2 thoughts on “SS. Cyril and Methodius Parish

  1. My sincerest gratitude for your centerfold tribute to the centennial of the parish of SS. Cyril & Methodius, a parish which was literally the heart and soul of the first decades of my life, as surely for many, and which formed in me the Polish identity which I still cherish. I was born and raised in Greenpoint, living through my college days on India Street, a short walk to the Church. My grandparents, among the founders of the parish, lived on Eagle Street, just across Manhattan Avenue from the Church, and I would spend all my Saturdays with them, often wandering across the Avenue for Saturday confession.

    The Church was the epicenter of family and friends. Though my parents were both born in this country [my mother in Greenpoint, my father in the Bronx], our family culture was decidedly Polish — our sausages and desserts, our celebrations and devotions, our songs and hymns all from the land of the White Eagle. I was a pious little boy, and Corpus Christi processions and Forty Hours Devotions were events that I anxiously awaited every year of my childhood, and I recall as though it were yesterday kneeling with my babci before the reposing Christ in His elaborately flower-bedecked tomb on Good Friday.

    Church events were central to the life of the Polish community. I remember how awed parishioners were when the new church was opened, and the elation when the beloved Fr. Mrozinski, pillar as well as pastor, was named monsignor.

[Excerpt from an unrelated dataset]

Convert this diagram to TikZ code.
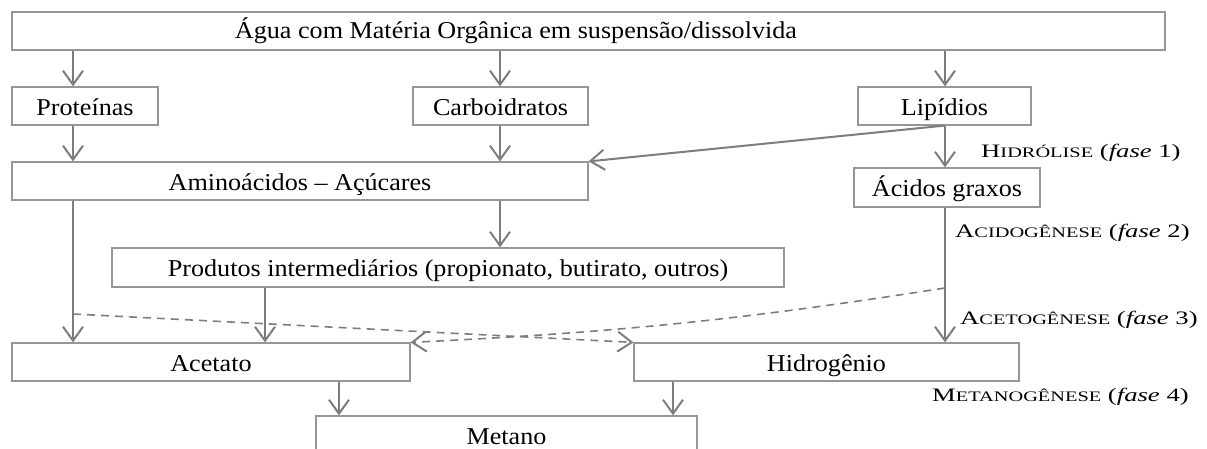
\documentclass[tikz,border=0pt]{standalone}
\usepackage{fontspec}
\setmainfont{Liberation Serif}[FakeStretch=1.08]
\usetikzlibrary{arrows.meta}
\definecolor{linegray}{RGB}{125,125,125}
\definecolor{boxgray}{RGB}{150,150,150}
\newcommand\bigtxt{\fontsize{24.2}{27}\selectfont}
\newcommand\lbltxt{\fontsize{19}{22}\selectfont}
\newcommand\smcaps{\fontsize{14.5}{17}\selectfont}
\newcommand\phase[3]{\scalebox{1.3}[1]{#1{\smcaps #2} (\textit{fase} #3)}}
\begin{document}
\begin{tikzpicture}[x=1pt,y=-1pt,
  box/.style={draw=boxgray, line width=1.2pt, inner sep=0pt, minimum height=38pt,
    text height=21pt, text depth=3pt, font=\bigtxt},
  lbl/.style={anchor=west, inner sep=0pt, font=\lbltxt},
  tip/.style={-{Straight Barb[length=14pt,width=20pt,line width=2pt]}},
  arr/.style={tip, draw=linegray, line width=2pt},
  thinarr/.style={tip, draw=linegray, line width=1.4pt},
  dasharr/.style={tip, draw=linegray, line width=1.6pt, dash pattern=on 8pt off 6pt}]
\useasboundingbox (0,0) rectangle (1207,448);
\clip (0,0) rectangle (1207,448);
% boxes
\node[box, minimum width=1153pt] (top) at (588.5,31) {};
\node[anchor=base, inner sep=0pt, font=\bigtxt] (toptxt) at (516,38) {Água com Matéria Orgânica em suspensão/dissolvida};
\node[box, minimum width=146pt] (prot) at (85,106) {Proteínas};
\node[box, minimum width=175pt] (carb) at (500.5,106) {Carboidratos};
\node[box, minimum width=173pt] (lip) at (944.5,106) {Lipídios};
\node[box, minimum width=576pt] (amino) at (300,181) {Aminoácidos – Açúcares};
\node[box, minimum width=186pt, minimum height=39pt] (acid) at (947,187.5) {Ácidos graxos};
\node[box, minimum width=672pt, minimum height=39pt] (prod) at (448,267.5) {Produtos intermediários (propionato, butirato, outros)};
\node[box, minimum width=398pt] (acet) at (211,362) {Acetato};
\node[box, minimum width=385pt] (hidro) at (826.5,362) {Hidrogênio};
\node[box, minimum width=381pt] (meta) at (506.5,435) {Metano};
% phase labels
\node[lbl] (f1) at (981,153) {\phase{H}{IDRÓLISE}{1}};
\node[lbl] (f2) at (955,233) {\phase{A}{CIDOGÊNESE}{2}};
\node[lbl] (f3) at (960,320) {\phase{A}{CETOGÊNESE}{3}};
\node[lbl] (f4) at (932,397) {\phase{M}{ETANOGÊNESE}{4}};
% columns
\coordinate (c1) at (73,0);
\coordinate (c2) at (500,0);
\coordinate (c3) at (945,0);
\coordinate (c4) at (265,0);
\coordinate (c5) at (339,0);
\coordinate (c6) at (673,0);
\coordinate (d1) at (73,314);
\coordinate (d2) at (945,288);
% connectors
\draw[arr] (c1 |- top.south) -- (c1 |- prot.north);
\draw[arr] (c2 |- top.south) -- (c2 |- carb.north);
\draw[arr] (c3 |- top.south) -- (c3 |- lip.north);
\draw[arr] (c1 |- prot.south) -- (c1 |- amino.north);
\draw[arr] (c2 |- carb.south) -- (c2 |- amino.north);
\draw[arr] (lip.south) -- (amino.north east);
\draw[arr] (c3 |- lip.south) -- (c3 |- acid.north);
\draw[arr] (c2 |- amino.south) -- (c2 |- prod.north);
\draw[arr] (c1 |- amino.south) -- (c1 |- acet.north);
\draw[arr] (c4 |- prod.south) -- (c4 |- acet.north);
\draw[thinarr] (c3 |- acid.south) -- (c3 |- hidro.north);
\draw[arr] (c5 |- acet.south) -- (c5 |- meta.north);
\draw[arr] (c6 |- hidro.south) -- (c6 |- meta.north);
\draw[dasharr] (d1) -- (hidro.north west);
\draw[dasharr] (d2) to[bend left=3] (acet.north east);
\end{tikzpicture}
\end{document}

    I attended the parish school for nine years, kindergarten through 8th Grade. I remember fondly the wonderful Sisters of the Holy Family of Nazareth. While at the moment a few names escape me, Sisters Philip, Charles, Georgia, Rosella, Artemia, Pontiana, and Fides immediately come to mind. Sister Fides graduated me at the top of my class [I add modestly], and then it was on to Bishop Loughlin Memorial High School, where for the first time I encountered a multiethnic culture and realized that there was a world out there for whom being Polish was not the focus of everything good and wholesome.

    Sadly, after college, as I began my career as an educator and moved to Bayside and then on to Whitestone, and as my family dwindled, I slowly but surely evolved away from my old neighborhood and parish, over the decades returning only for the funerals of first my parents then other family members.

    Coincidently, just a couple of weeks ago, nostalgia drew me back to Greenpoint for the first time in a decade, taking the opportunity to stock up on Polish foods as I prowled the shops along that same Manhattan Ave. I saw that some streets as I knew them are thankfully little changed from the way I knew them as a child, though here and there a trendy new house might appear sandwiched amidst a row of old and modest shingled dwellings. Signs of gentrification are evident in eateries and hip shops, again on Manhattan Avenue, and what they’ve done to Kent Avenue certainly inspires shock and awe.

    My recent visit to Greenpoint was a pilgrimage of sorts but, coming on a weekday, when I stopped by the Church it was closed, the gates padlocked as I remember them in my youth. I could not see SS. Cyril & Methodius Church full of worshippers as I’m sure it would be on the following Sunday and every Sunday. I can only hope that for at least another hundred years the parish will serve as the nucleus of a thriving Polish community in Greenpoint. Sto lat.

    1. Thanks for the memories! I was one of the altar boys during the placement of the cornerstone in the new church on Eagle St. Sr Gemma graduated me; Fr Walter G was already at Adelphi. Ted K led our basketball 🏀 team in the ‘50’s. We had a lot of Spirit back then! Received all the sacraments except Matrimony (Guam-St Francis) at SS Cyril’s. Gratias ! Walter B.